Sanger sequencing is the current standard approach to analyze cell-free DNA in the blood of patients with myelodysplastic syndrome (MDS). But the next-generation sequencing (NGS) methods yields more accurate results.
This finding, and the greater likelihood of detecting the genetic abnormality responsible for the disorder by analyzing cell-free DNA versus DNA extracted from a patient's blood cells, is reported in a new study published in Genetic Testing and Molecular Biomarkers
, a peer-reviewed journal from Mary Ann Liebert, Inc., publishers.
‘Accurate analysis of the molecular abnormalities in patients with myelodysplastic syndrome can aid in early diagnosis and help guide patient care.’

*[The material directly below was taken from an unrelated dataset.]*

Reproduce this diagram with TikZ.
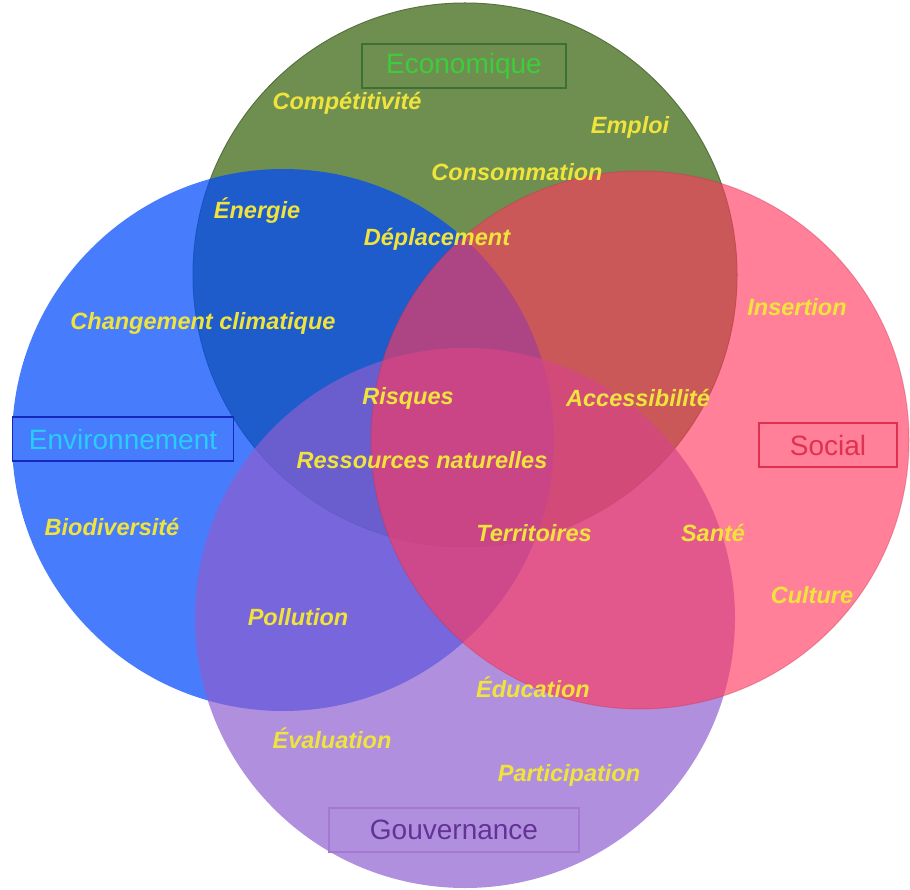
\documentclass[tikz,border=0pt]{standalone}
\usepackage{fontspec}
\setmainfont{Liberation Sans}
\definecolor{cgreen}{RGB}{111,143,80}
\definecolor{cblue}{RGB}{0,73,251}
\definecolor{cred}{RGB}{255,57,94}
\definecolor{cpurple}{RGB}{141,94,207}
\definecolor{txtyellow}{RGB}{240,228,60}
\definecolor{ecoline}{RGB}{60,112,52}
\definecolor{ecotext}{RGB}{60,205,60}
\definecolor{envline}{RGB}{20,40,190}
\definecolor{envtext}{RGB}{40,205,250}
\definecolor{socline}{RGB}{220,50,80}
\definecolor{soctext}{RGB}{222,50,80}
\definecolor{gouvline}{RGB}{165,120,210}
\definecolor{gouvtext}{RGB}{100,50,150}
\begin{document}
\begin{tikzpicture}[x=1pt,y=-1pt,
  word/.style={font=\fontsize{23.5}{25}\selectfont\bfseries\itshape, text=txtyellow, inner sep=0pt},
  cat/.style={draw, line width=1.4pt, font=\fontsize{28}{30}\selectfont, minimum height=44pt, inner sep=0pt}]
\useasboundingbox (0,0) rectangle (910,890);
% circles
\fill[cgreen] (465,275) circle[radius=272];
\draw[cgreen!80!black, line width=1pt] (465,275) circle[radius=272];
\fill[cblue, opacity=0.72] (283,440) circle[radius=271];
\fill[cpurple, opacity=0.69] (465,618) circle[radius=270];
\fill[cred, opacity=0.64] (640,440) circle[radius=269];
\draw[cred!80!black, opacity=0.35, line width=1pt] (640,440) circle[radius=269];
% category boxes
\node[cat, draw=ecoline, text=ecotext, minimum width=204pt] (eco) at (464,66) {Economique};
\node[cat, draw=envline, text=envtext, minimum width=221pt] (env) at (123,439) {Environnement};
\node[cat, draw=socline, text=soctext, minimum width=138pt] (soc) at (828,445) {Social};
\node[cat, draw=gouvline, text=gouvtext, minimum width=250pt] (gouv) at (454,830) {Gouvernance};
% words
\node[word] (w1) at (347,103) {Compétitivité};
\node[word] (w2) at (630,127) {Emploi};
\node[word] (w3) at (517,172) {Consommation};
\node[word] (w4) at (257,211) {Énergie};
\node[word] (w5) at (437,239) {Déplacement};
\node[word] (w6) at (203,323) {Changement climatique};
\node[word] (w7) at (797,307) {Insertion};
\node[word] (w8) at (408,398) {Risques};
\node[word] (w9) at (638,398) {Accessibilité};
\node[word] (w10) at (422,460) {Ressources naturelles};
\node[word] (w11) at (112,527) {Biodiversité};
\node[word] (w12) at (534,533) {Territoires};
\node[word] (w13) at (713,533) {Santé};
\node[word] (w14) at (812,595) {Culture};
\node[word] (w15) at (298,617) {Pollution};
\node[word] (w16) at (533,687) {Éducation};
\node[word] (w17) at (332,738) {Évaluation};
\node[word] (w18) at (569,775) {Participation};
\end{tikzpicture}
\end{document}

Ferras Albitar, Maher Albitar, and coauthors from NeoGenomics Laboratories, Irvine, CA, compared three techniques for identifying the DNA mutations associated with MDS, a group of cancers affecting the bone marrow. Both cell-free and cellular DNA from the cancerous cells in the bone marrow are shed into the patient's blood.
In the article 'Deep Sequencing of Cell-Free Peripheral Blood DNA as a Reliable Method for Confirming the Diagnosis of Myelodysplastic Syndrome' the researchers propose that NGS be considered as the method of choice for sequencing cell-free DNA to confirm the diagnosis of MDS.
"This is a remarkable finding that cell-free DNA provides a more sensitive assay for detecting cancer than does the traditional approach of analyzing cell-associated DNA," says Genetic Testing and Molecular Biomarkers
Editor-in-Chief Garth D. Ehrlich, PhD, FAAAS, Center for Genomic Sciences and Center for Advanced Microbial Processing, Institute for Molecular Medicine and Infectious Disease, Drexel College of Medicine (Philadelphia, PA).